Debaixo D’água
Fernanda Baukat e José Aguiar
Nemo, 200 páginas, R$ 64,71 / 2024
Assim como todas as outras discussões que dizem respeito ao corpo da mulher, a gestação também é um espaço de embates e opressões; um assunto que ainda é cercado por tabus e censuras, mantido em uma esfera fora do cotidiano. Mas, felizmente, assim como uma série de outras questões, tem sido reinserido no debate público com a perspectiva de quem tem autoridade no assunto: a pessoa que engravida.
Perceptivelmente, essa é a intenção de Debaixo D’água, de Fernanda Baukat e José Aguiar, que fizeram um trabalho primoroso em desconstruir e narrar da maneira mais clara possível as implicações, contradições, dores e alegrias de ser alguém gestante no Brasil.
Para quem tem a mesma perspectiva que eu – uma pessoa que nunca viveu com a possibilidade de engravidar – a HQ é, primeiro de tudo, informativa.
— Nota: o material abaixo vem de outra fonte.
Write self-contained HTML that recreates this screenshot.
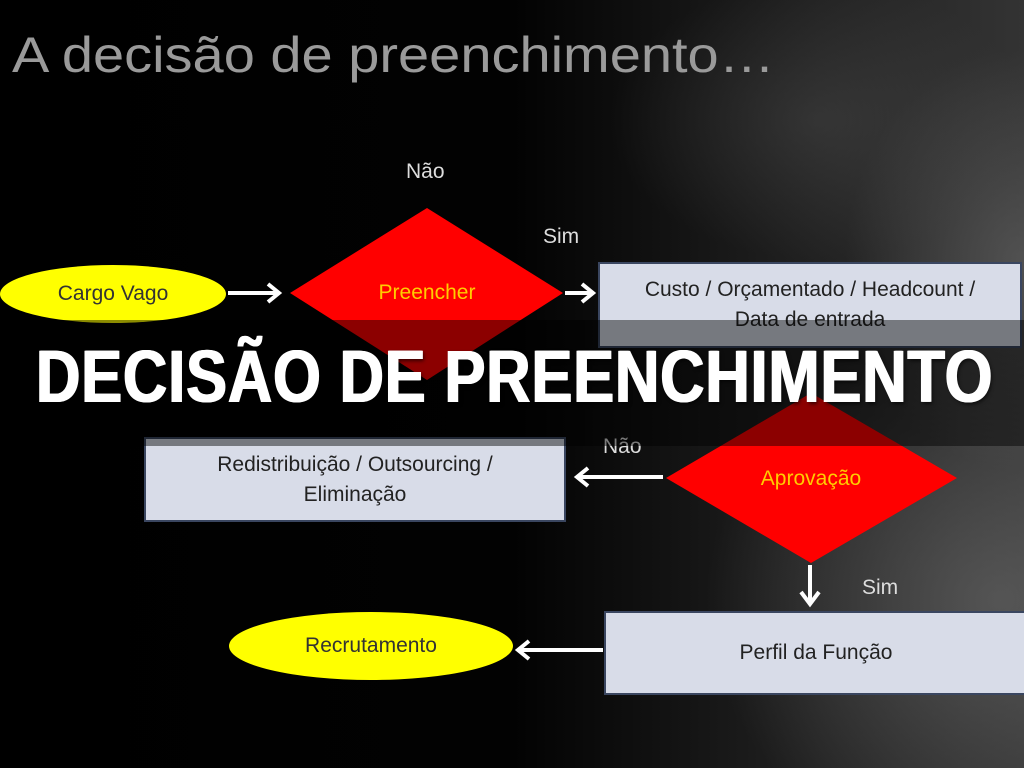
<!DOCTYPE html>
<html><head><meta charset="utf-8"><style>
html,body{margin:0;padding:0}
body{width:1024px;height:768px;overflow:hidden;position:relative;background:#000;font-family:"Liberation Sans",sans-serif}
.bg{position:absolute;inset:0;background:
radial-gradient(ellipse 420px 380px at 1000px 600px,rgba(120,120,120,.5),rgba(0,0,0,0) 70%),
radial-gradient(ellipse 300px 200px at 820px 120px,rgba(80,80,80,.4),rgba(0,0,0,0) 70%),
radial-gradient(ellipse 250px 300px at 1020px 260px,rgba(110,110,110,.5),rgba(0,0,0,0) 70%),
linear-gradient(90deg,#000 0%,#020202 50%,#222 80%,#333 100%);}
.t{position:absolute;white-space:nowrap}
.box{position:absolute;background:#d8dce8;border:2px solid #3a4660;box-sizing:border-box;color:#222;font-size:21px;text-align:center;display:flex;align-items:center;justify-content:center;line-height:30px}
.ell{position:absolute;background:#ffff00;border-radius:50%;color:#333;font-size:21px;display:flex;align-items:center;justify-content:center}
</style></head><body>
<div class="bg"></div>
<div class="t" style="left:12px;top:26px;font-size:50px;color:#9a9a9a;transform:scaleX(1.12);transform-origin:left top">A decisão de preenchimento…</div>
<svg width="1024" height="768" style="position:absolute;left:0;top:0">
<polygon points="427,208 563,293 427,380 290,293" fill="#ff0000"/>
<polygon points="811,393 957,478 811,563 666,478" fill="#ff0000"/>
<g stroke="#fff" stroke-width="4" fill="none">
<line x1="228" y1="293" x2="278" y2="293"/><polyline points="268,284 279,293 268,302"/>
<line x1="565" y1="293" x2="592" y2="293"/><polyline points="582,284 593,293 582,302"/>
<line x1="663" y1="477" x2="578" y2="477"/><polyline points="588,468 577,477 588,486"/>
<line x1="810" y1="565" x2="810" y2="602"/><polyline points="801,592 810,604 819,592"/>
<line x1="603" y1="650" x2="519" y2="650"/><polyline points="529,641 518,650 529,659"/>
</g>
<text x="427" y="299" font-size="21" fill="#ffcc00" text-anchor="middle" font-family="Liberation Sans">Preencher</text>
<text x="811" y="485" font-size="21" fill="#ffcc00" text-anchor="middle" font-family="Liberation Sans">Aprovação</text>
</svg>
<div class="ell" style="left:0;top:265px;width:226px;height:58px">Cargo Vago</div>
<div class="ell" style="left:229px;top:612px;width:284px;height:68px">Recrutamento</div>
<div class="box" style="left:598px;top:262px;width:424px;height:86px">Custo / Orçamentado / Headcount /<br>Data de entrada</div>
<div class="box" style="left:144px;top:437px;width:422px;height:85px">Redistribuição / Outsourcing /<br>Eliminação</div>
<div class="box" style="left:604px;top:611px;width:424px;height:84px">Perfil da Função</div>
<div class="t" style="left:406px;top:160px;font-size:21px;color:#ddd">Não</div>
<div class="t" style="left:543px;top:225px;font-size:21px;color:#ddd">Sim</div>
<div class="t" style="left:603px;top:435px;font-size:21px;color:#ddd">Não</div>
<div class="t" style="left:862px;top:576px;font-size:21px;color:#ddd">Sim</div>
<div style="position:absolute;left:0;top:320px;width:1024px;height:126px;background:rgba(0,0,0,.45)"></div>
<div class="t" style="left:36px;top:334px;font-size:74px;font-weight:bold;color:#fff;letter-spacing:1px;transform:scaleX(0.83);transform-origin:left top;text-shadow:1px 0 0 #fff,-1px 0 0 #fff,2px 2px 4px rgba(0,0,0,.6)">DECISÃO DE PREENCHIMENTO</div>
</body></html>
As discussões pelo direito de conduzir uma gravidez com autonomia não são homogêneas na nossa sociedade, ainda que atravesse todos os indivíduos – seja como genitor ou como filho. É nesse ponto que Debaixo D’água toca e faz pensar.
Com uma abordagem jornalística, a narrativa quase autobiográfica de Baukat e Aguiar nos dá o suporte técnico das questões relacionadas à gravidez – como o dado sobre o aumento absurdo das cesáreas -, mas concentra sua riqueza na sua análise subjetiva dos desrespeitos e opressões sofridos pelas mulheres. As personagens Fernanda e José ilustram a desumanização contínua que a medicina tradicional e o mercado de saúde promovem sobre mãe, principalmente, e sobre o pai.
Médicos autoritários e que se comportam antes de tudo como comerciantes; maternidades hostis que isolam as mulheres grávidas e causam insegurança em um momento de vulnerabilidade como o do parto; planos de saúde com preços e políticas abusivas em relação às consultas do pré-natal. Todas essas questões são postas nos quadrinhos de maneira simples e direta, e aqui vale sublinhar o trabalho habilidoso do roteiro de nos aprofundar no assunto de maneira ágil mas, ainda sim, muito completa nas informações.
Ao mesmo tempo, essa a carga informativa é permeada pela história e pelos sentimentos dos personagens, a inseguranças em relação à criação e relação com o futuro filho, cansaço, indignação, tudo isso é colocado na trama; que, aliás, usa o dispositivo dos sonhos para tornar visível toda essa confusão que passa pela cabeça de quem está envolvido na gestação. Em determinado momento, é até possível se pegar tentando interpretar os sonhos junto das personagens. Nos sonhos é que estão as ilustrações mais bonitas e artisticamente profundas. O toque de usar ilustrações em negativo constrói imagens elaboradas que demandam tempo para apreciar e entender também.
“Hoje, o que era para ser um projeto natural, repleto de beleza e humanidade, se torna produto comercial, cosmético e prático”; essa frase do posfácio ajuda a encapsular a discussão pautada na HQ. O que Fernanda e José buscam é justamente o reconhecimento da humanidade no processo da gestação e, se ampliarmos a discussão, um reconhecimento dos direitos das mulheres sobre o seu corpo e sua autonomia, um discurso que se torna ainda mais pertinente em um período marcado pelas tentativas – algumas bem sucedidas – de tomar de quem gesta o direito de assumir o controle do próprio corpo e do corpo de quem ela carrega dentro de si.